Sie war nicht bereit, dieses "gottlose" Urteil zu akzeptieren, und leistete keine Zahlungen. Ausserdem nahm sie die Tochter regelmässig zu Sektenveranstaltungen mit. Dies wiederum akzeptierte S. R. nicht und verweigerte seiner Ex-Frau das Besuchsrecht. Das fiel ihm umso leichter, als sich seine Tochter immer heftiger dagegen wehrte, ihre Mutter in Dozwil zu besuchen. Gefängnisstrafe für die Mutter

Der Streit endete erneut vor dem Richter. Die Ex-Frau von S. R. wurde im November 2000 zu einer bedingten Gefängnisstrafe von einem Monat verknurrt, weil sie die Unterhaltsbeiträge nicht zahlte. Die Schulden beliefen sich zu diesem Zeitpunkt auf über 32 000 Franken. Sie zahlte die Alimente weiterhin nicht, weshalb ein neues Verfahren eröffnet wurde. Nun verurteilte das Bezirksgericht Uster die Mutter zu einer dreimonatigen unbedingten Gefängnisstrafe.

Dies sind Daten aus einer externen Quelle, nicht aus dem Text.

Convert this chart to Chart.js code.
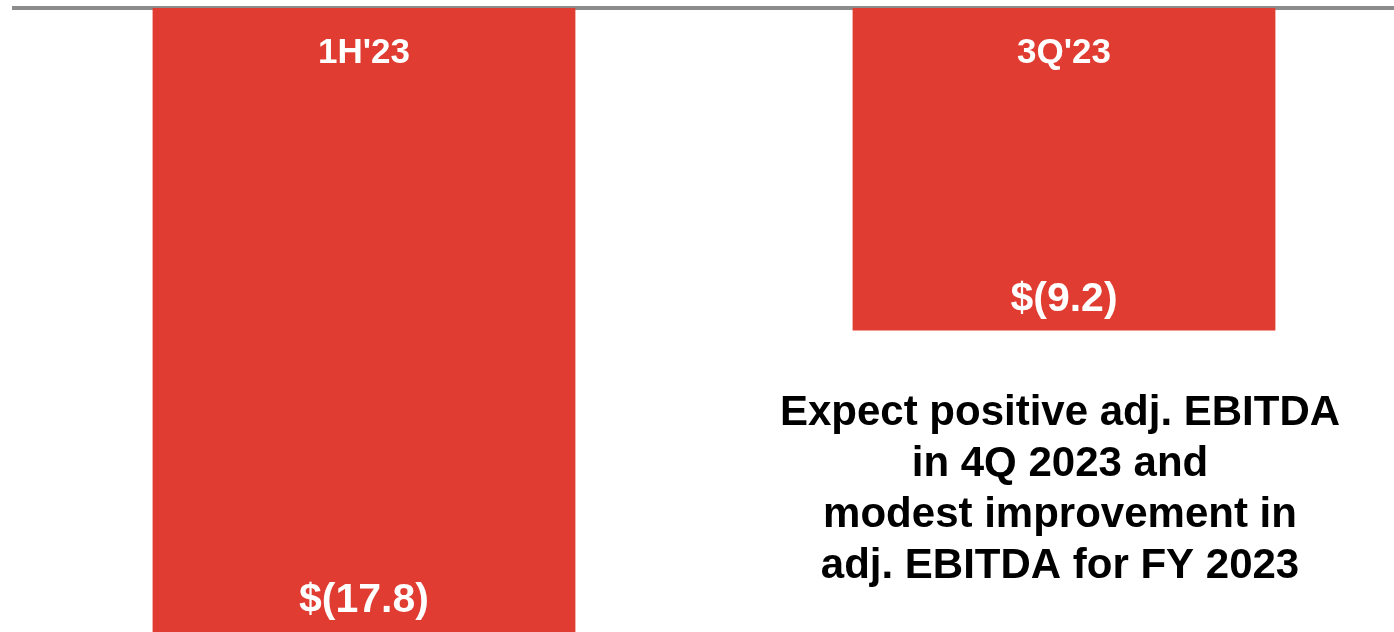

Gegen dieses Urteil rekurrierte sie beim Obergericht. Dabei beteuerte sie, die Unterhaltszahlungen nun zu leisten. Ihre Einsicht stimmte die Oberrichter mild, weshalb sie die Gefängnisstrafe im vergangenen Juni auf Bewährung aussetzten. Inzwischen sind die ersten drei Zahlungen beim Vater von Olivia eingetroffen: Nur 50 Franken pro Monat, statt der geforderten 550 Franken. Die ausstehende Gesamtsumme beläuft sich bereits auf rund 100 000 Franken. Trotzdem bekommt S. R. die Alimente nicht bevorschusst. Der Kampf ist für Olivia und ihren Vater also noch immer nicht ausgestanden.